Una storia così, secondo uno schema usuale, dovrebbe presentare rapidamente i personaggi, saltare i preamboli e approdare al vero motore della storia, cioè al delitto. The Night Of fa l’esatto opposto. Comincia presentandoci Nasir, prima all’università, poi mentre gioca a pallacanestro con la sua squadra, infine negli spogliatoi, dove un compagno lo invita ad una festa, che promette bene. Da questo momento in poi, Price e Zaillian  svelano il loro perfetto meccanismo narrativo, iniziando a concatenare tutte le perverse fatalità che porteranno Nasir, il bravo studente, a precipitare all’inferno. Ma tutto questo la serie lo fa con una precisione chirurgica e una progressione implacabile, scegliendo un ritmo lento e meditativo, immerso in un’atmosfera cupa e uniforme. Uno stile così anticonvenzionale che il protagonista John Turturro entra in scena solo dieci minuti prima della fine del pilot.

UN PAIO DI SCARPE COMODE

Non sveliamo naturalmente quello che succede alla fine. Ci limitiamo, invece, a raccontare una breve scena quasi alla fine dell’ultimo episodio.
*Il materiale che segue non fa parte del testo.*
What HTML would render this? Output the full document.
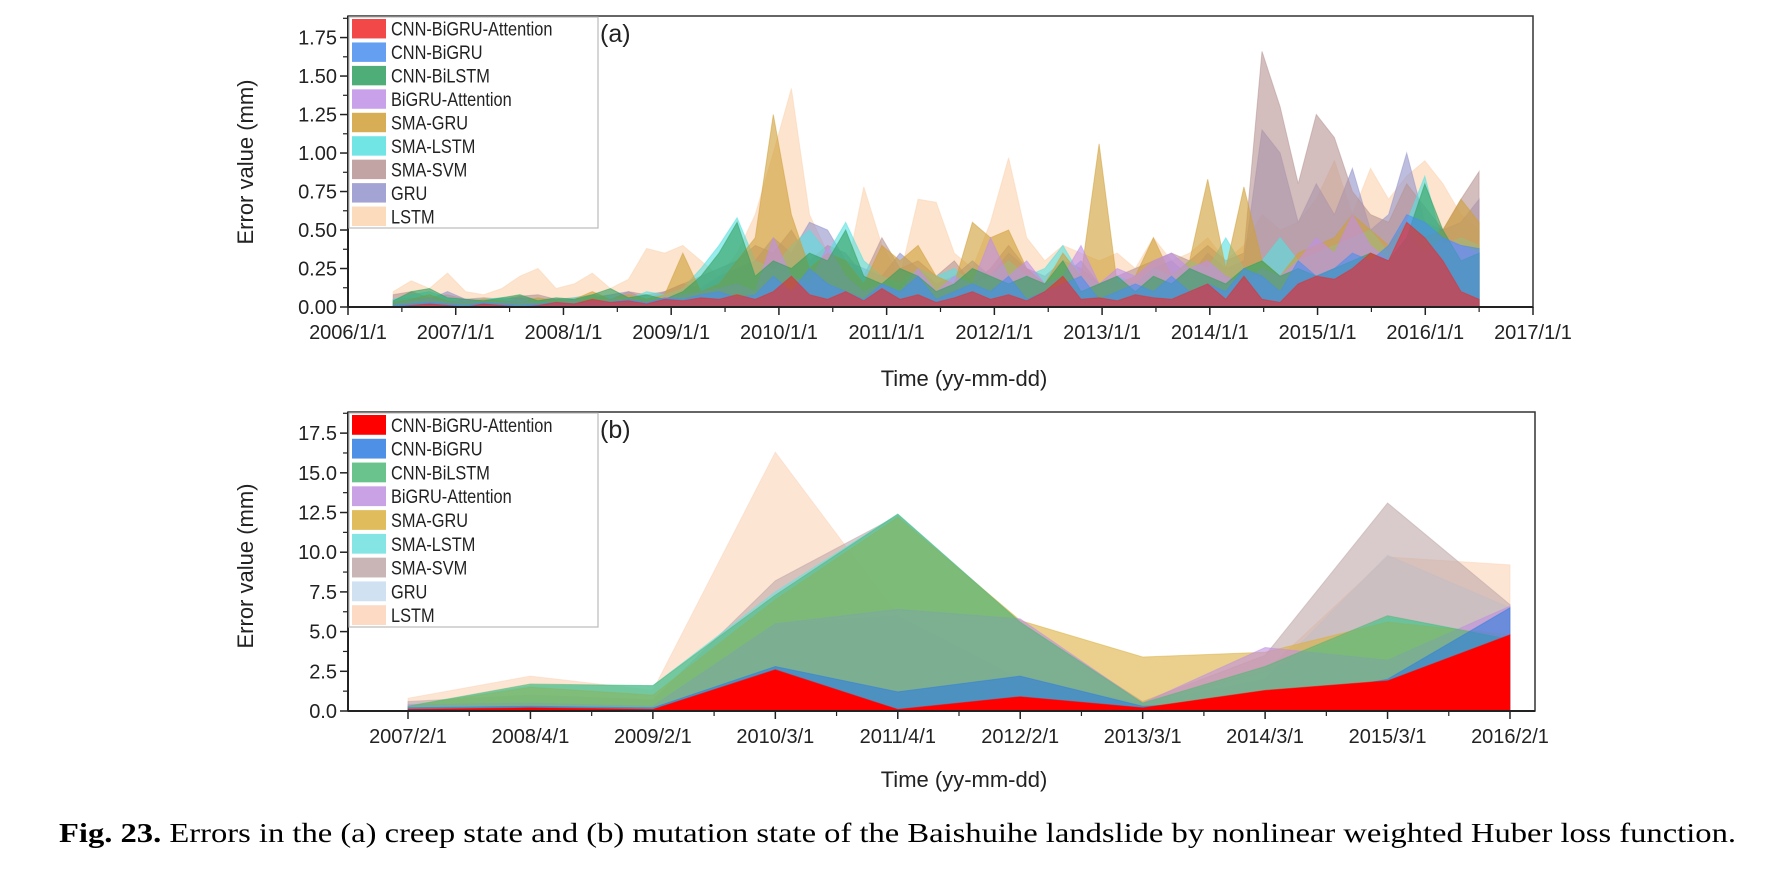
<!DOCTYPE html>
<html><head><meta charset="utf-8"><style>
html,body{margin:0;padding:0;background:#fff;}
svg{display:block;font-family:"Liberation Sans",Arial,sans-serif;}
</style></head><body>
<svg id="fig" width="1770" height="871" viewBox="0 0 1770 871" xmlns="http://www.w3.org/2000/svg">
<g id="pa"></g>
<g id="pb"></g>
<text x="59" y="842" font-family="Liberation Serif, serif" font-size="27" textLength="1677" lengthAdjust="spacingAndGlyphs"><tspan font-weight="bold">Fig. 23.</tspan>  Errors in the (a) creep state and (b) mutation state of the Baishuihe landslide by nonlinear weighted Huber loss function.</text>
</svg>
<script>
const seriesNames=["CNN-BiGRU-Attention","CNN-BiGRU","CNN-BiLSTM","BiGRU-Attention","SMA-GRU","SMA-LSTM","SMA-SVM","GRU","LSTM"];
const colorsA=["#f02828","#4a8ef0","#30a060","#c090e8","#d0a038","#58e0e0","#b89494","#9494cc","#fcd4b0"];
const colorsB=["#ff0000","#2f7de0","#50b878","#c090e0","#dcb040","#70e0e0","#c0a8a8","#c8dcf0","#fcd4b8"];
const xTicksA=["2006/1/1","2007/1/1","2008/1/1","2009/1/1","2010/1/1","2011/1/1","2012/1/1","2013/1/1","2014/1/1","2015/1/1","2016/1/1","2017/1/1"];
const yTicksA=["0.00","0.25","0.50","0.75","1.00","1.25","1.50","1.75"];
const startYearA=2006.42, stepYearA=0.168;
const aRed=[.00,.01,.02,.01,.00,.02,.01,.00,.01,.03,.02,.05,.03,.04,.02,.05,.04,.06,.05,.08,.05,.10,.20,.08,.05,.10,.04,.12,.05,.08,.03,.06,.10,.05,.08,.04,.10,.20,.05,.06,.04,.08,.06,.05,.10,.15,.05,.20,.05,.03,.15,.20,.18,.25,.35,.30,.55,.45,.30,.10,.05];
const aCnnBigru=[.01,.02,.03,.02,.01,.03,.02,.01,.02,.03,.02,.04,.03,.05,.03,.06,.05,.08,.10,.06,.08,.20,.10,.25,.15,.10,.05,.15,.10,.20,.05,.10,.15,.10,.20,.05,.10,.15,.20,.05,.10,.15,.10,.20,.10,.15,.10,.25,.20,.10,.30,.20,.25,.35,.30,.40,.60,.55,.45,.40,.38];
const aCnnBilstm=[.04,.10,.12,.06,.05,.04,.06,.08,.04,.06,.05,.08,.12,.06,.08,.05,.10,.20,.35,.55,.20,.30,.25,.35,.30,.50,.20,.15,.25,.20,.10,.15,.25,.20,.15,.20,.15,.30,.10,.15,.20,.10,.20,.15,.25,.20,.15,.25,.30,.20,.25,.20,.25,.30,.35,.30,.45,.80,.50,.30,.35];
const aBigruAtt=[.02,.04,.06,.03,.05,.02,.03,.05,.02,.03,.04,.03,.05,.04,.03,.06,.08,.10,.12,.15,.10,.45,.20,.15,.40,.20,.10,.15,.10,.25,.10,.20,.15,.45,.20,.30,.15,.20,.40,.15,.25,.20,.30,.35,.25,.30,.20,.15,.25,.20,.30,.45,.35,.60,.40,.30,.50,.35,.45,.40,.35];
const aSmaGru=[.03,.05,.08,.04,.03,.05,.04,.03,.06,.04,.05,.10,.05,.08,.05,.08,.35,.10,.15,.30,.45,1.25,.60,.25,.35,.30,.15,.40,.30,.40,.20,.15,.55,.45,.50,.25,.15,.35,.20,1.06,.15,.20,.45,.20,.30,.83,.25,.78,.30,.20,.35,.40,.45,.60,.50,.40,.55,.45,.50,.70,.55];
const aSmaLstm=[.05,.08,.10,.06,.04,.05,.06,.04,.05,.04,.06,.08,.06,.05,.10,.08,.12,.25,.40,.58,.30,.25,.40,.50,.35,.55,.30,.20,.15,.25,.20,.25,.15,.20,.30,.20,.25,.40,.20,.15,.20,.15,.25,.20,.30,.25,.45,.25,.30,.45,.30,.35,.40,.45,.50,.35,.55,.85,.40,.45,.40];
const aSmaSvm=[.08,.10,.06,.08,.05,.06,.05,.07,.08,.05,.06,.08,.05,.10,.08,.10,.15,.20,.25,.30,.40,.35,.50,.30,.40,.35,.20,.45,.25,.30,.20,.30,.15,.25,.40,.25,.20,.30,.25,.15,.20,.25,.30,.35,.30,.40,.30,.35,1.66,1.30,.80,1.25,1.10,.75,.60,.55,.80,.65,.50,.70,.88];
const aGru=[.05,.06,.05,.10,.05,.04,.05,.06,.05,.05,.05,.06,.08,.10,.05,.10,.15,.12,.20,.25,.30,.45,.35,.55,.50,.30,.25,.20,.35,.25,.15,.20,.30,.20,.35,.25,.15,.20,.30,.15,.20,.15,.25,.30,.20,.35,.25,.30,1.15,1.00,.55,.80,.60,.90,.50,.60,1.00,.55,.50,.55,.70];
const aLstm=[.10,.17,.12,.22,.10,.08,.12,.20,.25,.12,.15,.22,.12,.18,.38,.35,.40,.30,.20,.35,.60,1.0,1.42,.60,.35,.20,.78,.40,.20,.70,.68,.35,.25,.55,.97,.45,.30,.40,.35,.30,.35,.25,.45,.30,.35,.45,.30,.40,.60,.50,.55,.70,.95,.60,.90,.70,.85,.95,.80,.60,.50];
const categoriesB=["2007/2/1","2008/4/1","2009/2/1","2010/3/1","2011/4/1","2012/2/1","2013/3/1","2014/3/1","2015/3/1","2016/2/1"];
const yTicksB=["0.0","2.5","5.0","7.5","10.0","12.5","15.0","17.5"];
const bRed=[0.1,0.2,0.1,2.6,0.1,0.9,0.2,1.3,1.9,4.8];
const bCnnBigru=[0.2,0.3,0.2,2.8,1.2,2.2,0.3,0.6,2.0,6.5];
const bCnnBilstm=[0.3,1.7,1.6,7.3,12.4,5.6,0.5,2.8,6.0,4.5];
const bBigruAtt=[0.4,0.5,0.3,5.5,6.4,5.8,0.5,4.0,3.2,6.6];
const bSmaGru=[0.3,1.5,1.0,7.0,12.2,5.7,3.4,3.7,5.6,4.8];
const bSmaLstm=[0.3,1.6,1.6,7.5,12.4,5.6,0.5,2.5,5.9,4.6];
const bSmaSvm=[0.6,1.0,0.7,8.2,12.3,5.5,0.6,3.5,13.1,6.7];
const bGru=[0.5,0.8,0.5,5.5,6.0,2.0,0.5,2.0,9.8,6.5];
const bLstm=[0.8,2.2,1.3,16.3,6.0,1.8,0.6,2.5,9.7,9.2];

const NS="http://www.w3.org/2000/svg";
function mk(parent,tag,attrs,txt){const e=document.createElementNS(NS,tag);for(const k in attrs)e.setAttribute(k,attrs[k]);if(txt!==undefined)e.textContent=txt;parent.appendChild(e);return e;}

function drawPanel(g,cfg){
  const {L,R,T,B,ymax,yTicks,yStep,xFn,xTickLabels,xTickPos,xMinor,series,colors,alpha,label,ytitleY,xtitleY,legendT,legendB}=cfg;
  const y=v=>B-(v/ymax)*(B-T);
  const fr=mk(g,'rect',{x:L,y:T,width:R-L,height:B-T,fill:'none',stroke:'#333','stroke-width':1.5});
  
  for(let s=series.length-1;s>=0;s--){
    const vals=series[s];let d='M'+xFn(0)+','+B;
    vals.forEach((v,i)=>{d+=' L'+xFn(i).toFixed(1)+','+y(v).toFixed(1);});
    d+=' L'+xFn(vals.length-1).toFixed(1)+','+B+' Z';
    const p=mk(g,'path',{d:d,fill:colors[s],'fill-opacity':(s===0&&cfg.redOpaque)?1:alpha,stroke:colors[s],'stroke-opacity':0.5,'stroke-width':1});
    
    
  }
  const ax=mk(g,'line',{x1:L,y1:B,x2:R,y2:B,stroke:'#222','stroke-width':2});
  
  const ay=mk(g,'line',{x1:L,y1:T,x2:L,y2:B,stroke:'#222','stroke-width':2});
  
  yTicks.forEach((t,i)=>{const yy=y(i*yStep);
    mk(g,'line',{x1:L-8,y1:yy,x2:L,y2:yy,stroke:'#222','stroke-width':1.5});
    if(y((i+0.5)*yStep)>T) mk(g,'line',{x1:L-5,y1:y((i+0.5)*yStep),x2:L,y2:y((i+0.5)*yStep),stroke:'#222','stroke-width':1.2});
    const tl=mk(g,'text',{x:L-11,y:yy+7,'font-size':20,'text-anchor':'end',fill:'#222'},t);
    
  });
  xTickLabels.forEach((t,i)=>{const xx=xTickPos(i);
    mk(g,'line',{x1:xx,y1:B,x2:xx,y2:B+8,stroke:'#222','stroke-width':1.5});
    const tl=mk(g,'text',{x:xx,y:B+32,'font-size':20,'text-anchor':'middle',fill:'#222'},t);
    
  });
  xMinor.forEach(xx=>mk(g,'line',{x1:xx,y1:B,x2:xx,y2:B+5,stroke:'#222','stroke-width':1.2}));
  const yt=mk(g,'text',{x:0,y:0,'font-size':22,'text-anchor':'middle',fill:'#222',transform:`translate(253,${ytitleY}) rotate(-90)`},'Error value (mm)');
  
  const xt=mk(g,'text',{x:964,y:xtitleY,'font-size':22,'text-anchor':'middle',fill:'#222'},'Time (yy-mm-dd)');
  
  const lg=mk(g,'g',{});
  mk(lg,'rect',{x:L+1,y:legendT,width:597-L,height:legendB-legendT,fill:'#fff',stroke:'#bbb','stroke-width':1.2});
  const rh=(legendB-legendT)/9;
  seriesNames.forEach((n,i)=>{const ry=legendT+i*rh;
    const e=mk(lg,'g',{});
    mk(e,'rect',{x:L+4,y:ry+2,width:34,height:rh-4,fill:colors[i],'fill-opacity':(i===0&&cfg.redOpaque)?1:0.85});
    mk(e,'text',{'font-size':19,fill:'#222',transform:`translate(${L+43},${ry+rh/2+7}) scale(0.86,1)`},n);
  });
  const lb=mk(g,'text',{x:600,y:legendT+25,'font-size':25,fill:'#222'},label);
  
}

const LA=348,RA=1533,pxYear=(RA-LA)/11;
const xYear=t=>LA+(t-2006)*pxYear;
const minorA=[];for(let i=0;i<11;i++)minorA.push(xYear(2006.5+i));
drawPanel(document.getElementById('pa'),{L:LA,R:RA,T:16,B:307,ymax:1.89,yTicks:yTicksA,yStep:0.25,
  xFn:i=>xYear(startYearA+i*stepYearA),xTickLabels:xTicksA,xTickPos:i=>xYear(2006+i),xMinor:minorA,
  series:[aRed,aCnnBigru,aCnnBilstm,aBigruAtt,aSmaGru,aSmaLstm,aSmaSvm,aGru,aLstm],colors:colorsA,alpha:0.62,
  label:'(a)',ytitleY:162,xtitleY:386,legendT:17,legendB:228,redOpaque:false});
const LB=348,RB=1535,x0B=408,dxB=(1510-408)/9;
const minorB=[];for(let i=0;i<9;i++)minorB.push(x0B+(i+0.5)*dxB);
drawPanel(document.getElementById('pb'),{L:LB,R:RB,T:412,B:711,ymax:18.83,yTicks:yTicksB,yStep:2.5,
  xFn:i=>x0B+i*dxB,xTickLabels:categoriesB,xTickPos:i=>x0B+i*dxB,xMinor:minorB,
  series:[bRed,bCnnBigru,bCnnBilstm,bBigruAtt,bSmaGru,bSmaLstm,bSmaSvm,bGru,bLstm],colors:colorsB,alpha:0.6,
  label:'(b)',ytitleY:566,xtitleY:787,legendT:413,legendB:627,redOpaque:true});
</script>
</body></html>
Quando il processo finisce, la compassata e combattiva Helen, avvocato dell’accusa, fa una cosa strana: si toglie le scarpe nere e (intuiamo) scomodissime che ha indossato fino a quel momento, per rispetto dell’aula e dell’istituzione, si mette un paio di sgangherate scarpe da ginnastica, si alza e se ne va. Che è, volendo, una delle due metafore chiave della storia. L’altra è l’eczema che perseguita il personaggio di John Turturro, un malessere che è affiorato all’esterno e di cui non ti puoi liberare, neppure grattandoti con furia. Mentre le scarpe sono l’emblema della giustizia, che è un rito scomodo ma necessario, anche se non è detto che ti porti veramente alla verità. Alla fine resta solo il prurito, il malessere. Il dubbio, l’impotenza, la casualità, il destino. Non sempre ci sono risposte. Né per quella notte, né per molte cose che accadono nella vita.